The query plan from SSMS wasn't useful, and I was thinking about seeing if I could get more details using the plans in the DMVs.

Knowing that TVFs can be used to replace scalars, and that this can improve performance, I gave that a try, and it worked (times in ~100 ms range for the whole query when called inside the original TVF).

I'm still scratching my head as to why it would take longer to call from within the TVF than from outside.

From outside the TVF, I get comparable times using the scalar as I do using the new TFV inside the original TFV.

2
  • Can you show how you are calling the function inside the TVF vs. outside? And can you give some details about what the TVF does and what the scalar function does? Maybe you could post the code of both? Commented Sep 10, 2014 at 0:28
  • @AaronBertrand: updated the question with some details and psuedo-code.
    – jmoreno
    Commented Sep 10, 2014 at 4:25

1 Answer 1

5

Scalar functions are called once-per-row, when called as part of a query.
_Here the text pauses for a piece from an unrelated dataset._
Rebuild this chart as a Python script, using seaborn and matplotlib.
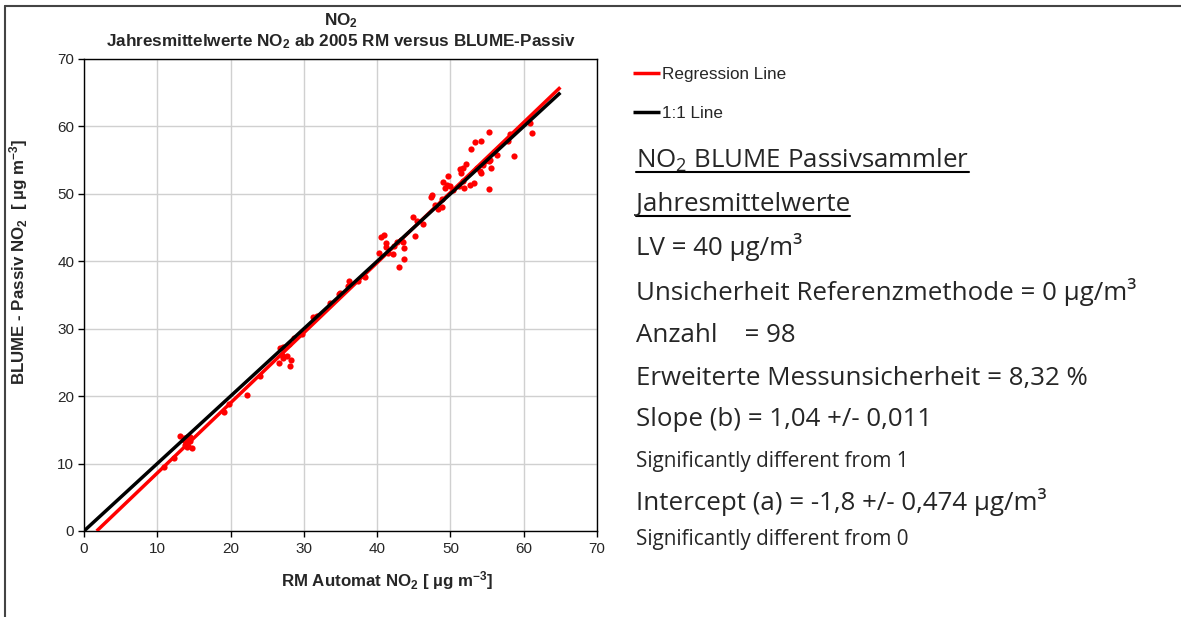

Consider the following example.

  1. Create a new, blank database for our tests:

    USE master;
    IF EXISTS (SELECT 1 FROM sys.databases d WHERE d.name = 'mv')
    BEGIN
        ALTER DATABASE mv SET SINGLE_USER WITH ROLLBACK IMMEDIATE;
        DROP DATABASE mv;
    END
    GO
    CREATE DATABASE mv;
    GO
    
  2. Create a table, a multi-statement function, and a table-valued-function:

    USE mv;
    GO
    CREATE TABLE dbo.t
    (
        t_id int NOT NULL
            CONSTRAINT PK_t
            PRIMARY KEY CLUSTERED
    );
    GO
    
    CREATE FUNCTION dbo.t_func
    (
        @t_id int
    )
    RETURNS bit
    WITH SCHEMABINDING
    AS
    BEGIN
        DECLARE @r bit;
        IF EXISTS (SELECT 1 FROM dbo.t WHERE t.t_id = @t_id)
            SET @r = 1
        ELSE
            SET @r = 0;
        RETURN @r;
    END
    GO
    
    CREATE FUNCTION dbo.t_tvf
    (
        @min_t_id int
        , @max_t_id int
    )
    RETURNS TABLE 
    WITH SCHEMABINDING
    AS
    RETURN (
        SELECT t_id = t.t_id
            , e = dbo.t_func(dbo.t.t_id)
        FROM dbo.t
        WHERE t.t_id >= @min_t_id
            AND t.t_id <= @max_t_id
    );
    GO
    
  3. Insert some sample data into the table:

    INSERT INTO dbo.t (t_id)
    SELECT ROW_NUMBER() OVER (ORDER BY c.id, c.colid)
    FROM sys.syscolumns c;
    GO
    
  4. Create a table to store function execution stats, and populate it with a start-row showing execution counts for the multi-statement-function, t_func:

    CREATE TABLE dbo.function_stats
    (
        run_num int NOT NULL
        , object_name sysname NOT NULL
        , execution_count int NULL 
        , CONSTRAINT PK_function_stats
            PRIMARY KEY CLUSTERED (run_num, object_name)
    );
    GO
    INSERT INTO dbo.function_stats (run_num, object_name, execution_count)
    SELECT 1
        , o.name
        , COALESCE(fs.execution_count, 0)
    FROM sys.objects o 
        LEFT JOIN sys.dm_exec_function_stats fs ON fs.object_id = o.object_id
    WHERE o.name = 't_func';
    GO
    
  5. Run a query against the TVF:

    SELECT t.*
    FROM dbo.t_tvf(1, 2) t;
    GO
    
  6. Capture the execution stats now:

    INSERT INTO dbo.function_stats (run_num, object_name, execution_count)
    SELECT 2
        , o.name
        , COALESCE(fs.execution_count, 0)
    FROM sys.objects o 
        LEFT JOIN sys.dm_exec_function_stats fs ON fs.object_id = o.object_id
    WHERE o.name = 't_func';
    
  7. The function stats results:

    SELECT *
    FROM dbo.function_stats fs
    ORDER BY fs.run_num
        , fs.object_name;
    
╔═════════╦═════════════╦═════════════════╗
║ run_num ║ object_name ║ execution_count ║
╠═════════╬═════════════╬═════════════════╣
║       1 ║ t_func      ║               0 ║
║       2 ║ t_func      ║               2 ║
╚═════════╩═════════════╩═════════════════╝

As you can see, the multi-statement-function has execute twice, once per row for the source table accessed by the TVF.

I expect the mutli-statement-function is being called many, many times by the TVF, giving the impression that it is running slowly, whereas in fact it is simply being called many times.